デロイト トーマツ グループ 執行役・松江英夫さん:
宇宙ビジネスはむこう20年間で今の3倍の市場規模、145兆円(1兆ドル)くらいになると言われています。今までのような人工衛星の打上げや月面探査のようなケースばかりではなくて、地球にいながらにして宇宙のデータを活用する、いわばユーザー側の産業群での活用、これがシェアとしては最も大きくなると言われている。

具体的には、農林産業をはじめとする一次産業とか、サプライチェーンに絡むようなデータの利用とか、自然災害への対応。こういうところで、すでに衛星データは既に多く活用されている。

更に今後は全ての産業において、SDGsの文脈、特に環境への対応において、衛星データの活用が期待されている。

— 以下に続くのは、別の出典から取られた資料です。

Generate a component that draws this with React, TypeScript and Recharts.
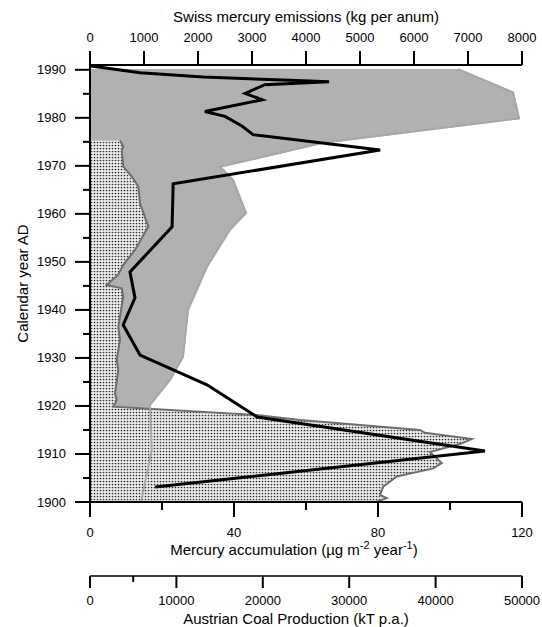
import React from "react";
import { ComposedChart, Area, Line, XAxis, YAxis } from "recharts";

const FONT = "Arial, 'Liberation Sans', Helvetica, sans-serif";

// Mercury accumulation (black line), µg m-2 year-1
const hgYears = [1990.8, 1989.4, 1988.5, 1987.8, 1987.5, 1986.9, 1985.1, 1983.75, 1981.3, 1980.3, 1978.3, 1976.5, 1973.3, 1966.25, 1957.3, 1947.9, 1942.5, 1936.9, 1930.6, 1924.4, 1917.7, 1910.6, 1903.1];
const hgValues = [0.3, 13.9, 31.4, 55.6, 66.4, 48.6, 43.1, 47.8, 31.9, 37.5, 42.2, 45.3, 80.6, 23.1, 22.8, 11.1, 12.5, 9.2, 13.9, 32.5, 46.4, 109.7, 18.1];

// Swiss mercury emissions (grey area), kg per annum
const emisYears = [1990.15, 1985.3, 1979.9, 1974.8, 1969.8, 1967.1, 1960.2, 1956.7, 1949, 1940, 1930.2, 1925.4, 1920.2, 1910.8, 1900];
const emisValues = [6815, 7834, 7945, 4315, 2407, 2648, 2889, 2593, 2167, 1815, 1722, 1481, 1111, 1143, 944];

// Austrian coal production (dotted area), kT p.a.
const coalYears = [1975.27, 1974.0, 1973.3, 1969.85, 1967.8, 1965.7, 1962.2, 1957.35, 1952.5, 1949.4, 1947.3, 1945.2, 1944.5, 1942.8, 1936.5, 1933.75, 1929.6, 1927.5, 1922.6, 1921.25, 1919.85, 1918.1, 1917.1, 1915, 1914.4, 1913.1, 1912.2, 1910.4, 1908.1, 1907.0, 1905.3, 1903.2, 1901.5, 1900.8, 1900.05];
const coalValues = [3472, 3854, 3669, 3854, 4826, 5590, 5787, 6748, 5208, 3854, 3241, 1933, 3669, 3854, 3275, 3472, 3090, 3275, 2894, 3090, 2697, 19290, 24305, 38194, 38773, 44178, 43021, 39352, 40706, 39734, 35498, 33947, 33565, 34340, 33183];

const yearTicks = [1900, 1905, 1910, 1915, 1920, 1925, 1930, 1935, 1940, 1945, 1950, 1955, 1960, 1965, 1970, 1975, 1980, 1985, 1990];
const hgTicks = [0, 20, 40, 60, 80, 100, 120];
const emisTicks = [0, 500, 1000, 1500, 2000, 2500, 3000, 3500, 4000, 4500, 5000, 5500, 6000, 6500, 7000, 7500, 8000];
const coalTicks = [0, 5000, 10000, 15000, 20000, 25000, 30000, 35000, 40000, 45000, 50000];

const toRows = (years: number[], values: number[]) => years.map((year, i) => ({ year, value: values[i] }));
const hgData = toRows(hgYears, hgValues);
const emisData = toRows(emisYears, emisValues);
const coalData = toRows(coalYears, coalValues);

const BottomTick = (props: any) => {
  const { x, y, payload, every, major: majorLen, minor: minorLen, labelDy } = props;
  const isMajor = payload.value % every === 0;
  return (
    <g>
      <line x1={x} y1={y} x2={x} y2={y + (isMajor ? majorLen : minorLen)} stroke="#000" strokeWidth={2} />
      {isMajor && (
        <text x={x} y={y + labelDy} textAnchor="middle" fontSize={13} fontFamily={FONT} fill="#000">
          {payload.value}
        </text>
      )}
    </g>
  );
};

const TopTick = (props: any) => {
  const { x, y, payload } = props;
  const isMajor = payload.value % 1000 === 0;
  return (
    <g>
      <line x1={x} y1={y} x2={x} y2={y - (isMajor ? 14 : 7)} stroke="#000" strokeWidth={2} />
      {isMajor && (
        <text x={x} y={y - 23} textAnchor="middle" fontSize={13} fontFamily={FONT} fill="#000">
          {payload.value}
        </text>
      )}
    </g>
  );
};

const LeftTick = (props: any) => {
  const { x, y, payload } = props;
  const isMajor = payload.value % 10 === 0;
  return (
    <g>
      <line x1={x} y1={y} x2={x - (isMajor ? 15 : 7)} y2={y} stroke="#000" strokeWidth={2} />
      {isMajor && (
        <text x={x - 24} y={y + 4.5} textAnchor="end" fontSize={13} fontFamily={FONT} fill="#000">
          {payload.value}
        </text>
      )}
    </g>
  );
};

export default function App() {
  return (
    <div style={{ position: "absolute", left: 0, top: 0, background: "#fff" }}>
      <ComposedChart layout="vertical" width={542} height={627} margin={{ top: 0, right: 20, bottom: 0, left: 0 }}>
        <defs>
          <pattern id="dots" width="3" height="3" patternUnits="userSpaceOnUse">
            <rect width="3" height="3" fill="#eeeeee" />
            <circle cx="1.5" cy="1.5" r="0.85" fill="#2a2a2a" />
          </pattern>
        </defs>
        <XAxis
          xAxisId="c_emis"
          orientation="top"
          type="number"
          domain={[0, 8000]}
          ticks={emisTicks}
          allowDataOverflow
          height={65}
          tickSize={0}
          tickMargin={0}
          tickLine={false}
          axisLine={{ stroke: "#000", strokeWidth: 2 }}
          tick={<TopTick />}
          label={{
            content: (p: any) => (
              <text x={p.viewBox.x + p.viewBox.width / 2} y={22} textAnchor="middle" fontSize={15} fontFamily={FONT} fill="#000">
                Swiss mercury emissions (kg per anum)
              </text>
            ),
          }}
        />
        <XAxis
          xAxisId="b_coal"
          orientation="bottom"
          type="number"
          domain={[0, 50000]}
          ticks={coalTicks}
          allowDataOverflow
          height={51}
          tickSize={0}
          tickMargin={0}
          tickLine={false}
          axisLine={{ stroke: "#000", strokeWidth: 1.5 }}
          tick={<BottomTick every={10000} major={12} minor={6} labelDy={28.5} />}
          label={{
            content: (p: any) => (
              <text x={p.viewBox.x + p.viewBox.width / 2 - 10} y={p.viewBox.y + 47.5} textAnchor="middle" fontSize={15} fontFamily={FONT} fill="#000">
                Austrian Coal Production (kT p.a.)
              </text>
            ),
          }}
        />
        <XAxis
          xAxisId="a_hg"
          orientation="bottom"
          type="number"
          domain={[0, 120]}
          ticks={hgTicks}
          allowDataOverflow
          height={74}
          tickSize={0}
          tickMargin={0}
          tickLine={false}
          axisLine={{ stroke: "#000", strokeWidth: 2 }}
          tick={<BottomTick every={40} major={15} minor={8} labelDy={34.5} />}
          label={{
            content: (p: any) => (
              <text x={p.viewBox.x + p.viewBox.width / 2 - 12} y={p.viewBox.y + 53} textAnchor="middle" fontSize={15} fontFamily={FONT} fill="#000">
                Mercury accumulation (µg m
                <tspan dy={-6} fontSize={11}>-2</tspan>
                <tspan dy={6}> year</tspan>
                <tspan dy={-6} fontSize={11}>-1</tspan>
                <tspan dy={6}>)</tspan>
              </text>
            ),
          }}
        />
        <YAxis
          yAxisId="yr"
          type="number"
          dataKey="year"
          domain={[1900, 1991]}
          ticks={yearTicks}
          reversed
          allowDataOverflow
          width={90}
          tickSize={0}
          tickMargin={0}
          tickLine={false}
          axisLine={{ stroke: "#000", strokeWidth: 2 }}
          tick={<LeftTick />}
          label={{
            content: (p: any) => {
              const cy = p.viewBox.y + p.viewBox.height / 2;
              return (
                <text x={22} y={cy} transform={`rotate(-90 22 ${cy})`} textAnchor="middle" dominantBaseline="central" fontSize={15} fontFamily={FONT} fill="#000">
                  Calendar year AD
                </text>
              );
            },
          }}
        />
        <Area
          xAxisId="c_emis"
          yAxisId="yr"
          data={emisData}
          dataKey="value"
          type="linear"
          fill="#b1b1b1"
          fillOpacity={1}
          stroke="#999"
          strokeWidth={1.5}
          isAnimationActive={false}
        />
        <Area
          xAxisId="b_coal"
          yAxisId="yr"
          data={coalData}
          dataKey="value"
          type="linear"
          fill="url(#dots)"
          fillOpacity={1}
          stroke="#6e6e6e"
          strokeWidth={2}
          isAnimationActive={false}
        />
        <Line
          xAxisId="c_emis"
          yAxisId="yr"
          data={emisData}
          dataKey="value"
          type="linear"
          stroke="#a8a8a8"
          strokeWidth={2}
          dot={false}
          activeDot={false}
          isAnimationActive={false}
        />
        <Line
          xAxisId="a_hg"
          yAxisId="yr"
          data={hgData}
          dataKey="value"
          type="linear"
          stroke="#000"
          strokeWidth={3}
          strokeLinejoin="miter"
          dot={false}
          activeDot={false}
          isAnimationActive={false}
        />
      </ComposedChart>
    </div>
  );
}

例えば、日本にいながらにして、原材料の仕入れ地の森林や畑の状況を可視化したり、然るべき対応をした時の説明責任、これを果たしていく上での認証の役割として衛星データに期待する、こんな展開も期待を集める分野です。

三田友梨佳キャスター:
人工衛星からのデータの活用を進めていくために、乗り越えるべき課題を挙げるとすると、どのような事が?

デロイト トーマツ グループ 執行役・松江英夫さん:
まだまだ、ユーザー側の衛星データの活用に対する理解が不足しているところが、最大の課題。
背景にはコストが高いということもあるが、まだ衛星データをどの分野でどう使ったらいいのかわからない、それに関する情報がまだまだ足りない、というのが背景にあると思う。
ここをどう変えていくのかが課題だと思います。

三田友梨佳キャスター:
では、そうした“活用の理解”を深めるためのポイント、宇宙ビジネス時代の扉を開くためには、何が鍵となる?

デロイト トーマツ グループ 執行役・松江英夫さん:
これは官民が一体になって力を合わせて、衛星データを活用できる環境を作っていくことが大事。
既に政府も、クラウド上に衛星データを活用できるプラットフォームを作るなどして利用を促しているが、これからは低コストで多くの人がシェアできるような工夫をしていく必要がある。

民間も、衛星データを活用する事例やアイデアを共有する、こういった取り組みも重要になってくると思う。

宇宙というと、“地球の外にある遠い存在”と言うのが今までの見方だったと思うが、これからは地球上の活動を支える中核、いわば“内側にある存在”と捉え方を変えることによって、日常の色んな場面で衛星データを活用できる、そんなアイデアが広がっていくことを期待したい。

三田友梨佳キャスター:
宇宙というとどうしてもどこか遠い存在に感じてしまいますが、私たちの生活に関わる話題なのだということを感じます。今後の企業の発展には、宇宙ビジネスも視野に入れた経営が重要になるのかもしれません。